» **Written problem**:
Copy all lines below containing "picture".

» **Material**:
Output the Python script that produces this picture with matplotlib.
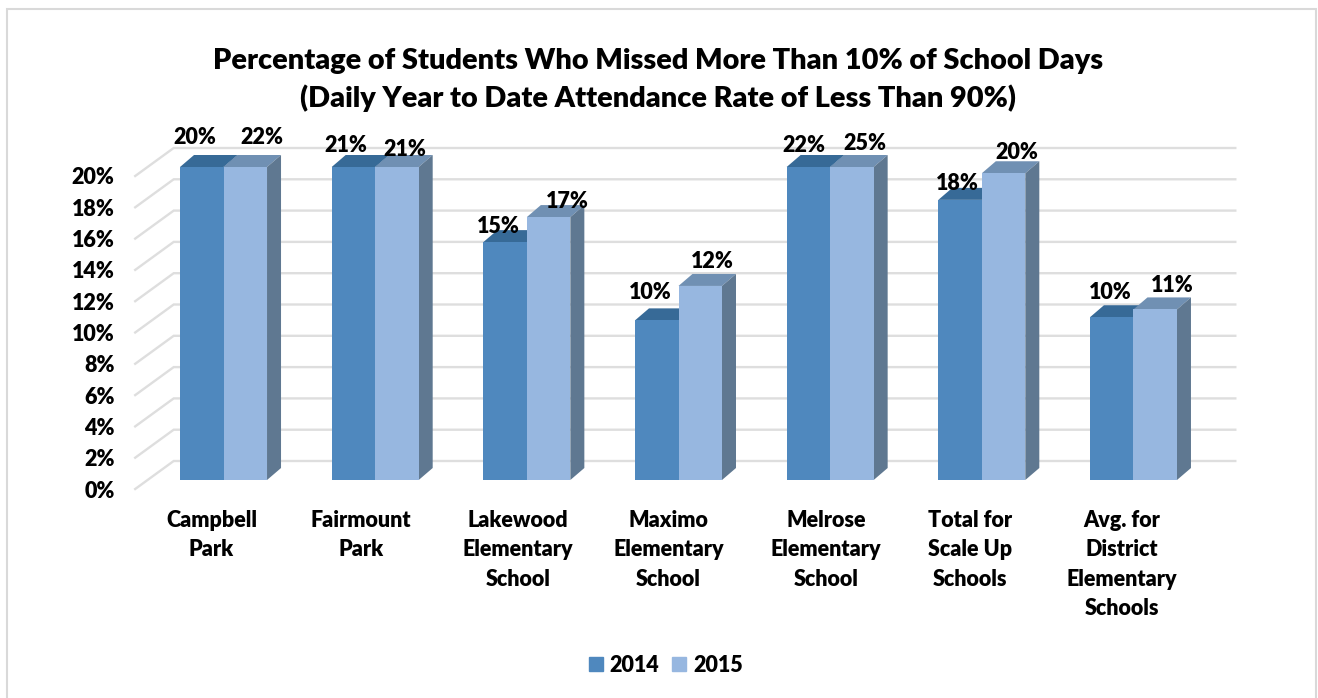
import matplotlib
matplotlib.use("Agg")
import matplotlib.pyplot as plt
from matplotlib.patches import Patch, Polygon, Rectangle
from matplotlib.transforms import ScaledTranslation

plt.rcParams['font.family'] = ['Lato', 'DejaVu Sans']

W, H, DPI = 1318, 698, 100

schools = ['Campbell\nPark', 'Fairmount\nPark', 'Lakewood\nElementary\nSchool',
           'Maximo\nElementary\nSchool', 'Melrose\nElementary\nSchool',
           'Total for\nScale Up\nSchools', 'Avg. for\nDistrict\nElementary\nSchools']
rate_2014 = [20, 21, 15.2, 10.2, 22, 17.9, 10.4]
rate_2015 = [22, 21, 16.8, 12.4, 25, 19.6, 10.9]
y_ticks = [0, 2, 4, 6, 8, 10, 12, 14, 16, 18, 20]
y_max = 20

# hand placed labels in the original, pixels from the top centre of each bar
nudge_2014 = [(-7, -29), (-8, -21), (-7, -16), (-6, -28), (-5, -21), (-3, -16), (-1, -25)]
nudge_2015 = [(17, -29), (8, -17), (19, -16), (12, -24), (13, -23), (13, -21), (17, -24)]
xlabel_shift = [-12, -14, -9, -10, -4, -12, -12]

BLUE, BLUE_TOP, BLUE_SIDE = '#4F88BE', '#376A97', '#3F6C98'
LIGHT, LIGHT_TOP, LIGHT_SIDE = '#97B7E0', '#7090B3', '#5F7891'
GRID = '#DEDEDE'
LABEL_SIZE = 15.5
WEIGHT = 'heavy'

fig = plt.figure(figsize=(W / DPI, H / DPI), dpi=DPI, facecolor='white')
# frame runs off the bottom of the picture
fig.patches.append(Rectangle((7 / W, 1 - 720 / H), 1309 / W, 711 / H, transform=fig.transFigure,
                             fill=False, edgecolor='#D9D9D9', linewidth=1.5))

# axes is the plane the bar fronts stand on
left, right, base, top = 147.7, 1209.3, 480, 167
ax = fig.add_axes([left / W, 1 - base / H, (right - left) / W, (base - top) / H])
ax.set_xlim(-0.5, 6.5)
ax.set_ylim(0, y_max)
ax.patch.set_visible(False)
for s in ax.spines.values():
    s.set_visible(False)

px_x = 7 / (right - left)
px_y = y_max / (base - top)


def shift(x, y, dx, dy):
    return x + dx * px_x, y - dy * px_y


# back wall lines and the slanted left wall
for v in y_ticks:
    x0, y0 = shift(-0.5, v, -12.5, 9)
    x1, y1 = shift(-0.5, v, 26, -19)
    x2, y2 = shift(6.5, v, 26, -19)
    ax.plot([x0, x1, x2], [y0, y1, y2], color=GRID, lw=1.7, clip_on=False, zorder=1,
            solid_joinstyle='miter')

bar_w = 43.5 * px_x
depth = (14, -12)


def draw_bars(values, offset, front, top_c, side_c, nudges, z):
    for i, val in enumerate(values):
        h = min(val, y_max)
        x = i + offset
        ax.bar(x, h, width=bar_w, color=front, align='edge', zorder=z + 1, clip_on=False)
        a = (x, h)
        b = (x + bar_w, h)
        c = shift(*b, *depth)
        d = shift(*a, *depth)
        e = (x + bar_w, 0)
        f = shift(*e, *depth)
        ax.add_patch(Polygon([a, b, c, d], color=top_c, lw=0, zorder=z, clip_on=False))
        ax.add_patch(Polygon([b, c, f, e], color=side_c, lw=0, zorder=z, clip_on=False))
        lx, ly = shift(x + bar_w / 2, h, *nudges[i])
        ax.text(lx, ly, f'{val:.0f}%', ha='center', va='center', fontsize=LABEL_SIZE, weight=WEIGHT,
                color='black', clip_on=False, zorder=10)


draw_bars(rate_2014, -bar_w, BLUE, BLUE_TOP, BLUE_SIDE, nudge_2014, 3)
draw_bars(rate_2015, 0, LIGHT, LIGHT_TOP, LIGHT_SIDE, nudge_2015, 5)

ax.set_yticks(y_ticks)
ax.set_yticklabels([f'{v}%' for v in y_ticks], fontsize=LABEL_SIZE, weight=WEIGHT, color='black')
ax.set_xticks(range(len(schools)))
ax.set_xticklabels(schools, fontsize=LABEL_SIZE, weight=WEIGHT, color='black', linespacing=1.5, va='top')
ax.tick_params(length=0)
ax.tick_params(axis='y', pad=0)

for lab in ax.get_yticklabels():
    lab.set_transform(lab.get_transform() + ScaledTranslation(-33 / DPI, -9 / DPI, fig.dpi_scale_trans))
for lab, sh in zip(ax.get_xticklabels(), xlabel_shift):
    lab.set_transform(lab.get_transform() + ScaledTranslation(sh / DPI, -25 / DPI, fig.dpi_scale_trans))

fig.text(658 / W, 1 - 80 / H,
         'Percentage of Students Who Missed More Than 10% of School Days\n'
         '(Daily Year to Date Attendance Rate of Less Than 90%)',
         ha='center', va='center', fontsize=20.8, weight=WEIGHT, color='black', linespacing=1.48)

handles = [Patch(color=BLUE, label='2014'), Patch(color=LIGHT, label='2015')]
fig.legend(handles=handles, loc='center', bbox_to_anchor=(666 / W, 1 - 665 / H), ncol=2, frameon=False,
           prop={'size': LABEL_SIZE, 'weight': WEIGHT}, handlelength=0.65, handleheight=0.65,
           handletextpad=0.3, columnspacing=0.6)

fig.savefig('out.png', dpi=DPI)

» **Task answer**:
Output the Python script that produces this picture with matplotlib.
# frame runs off the bottom of the picture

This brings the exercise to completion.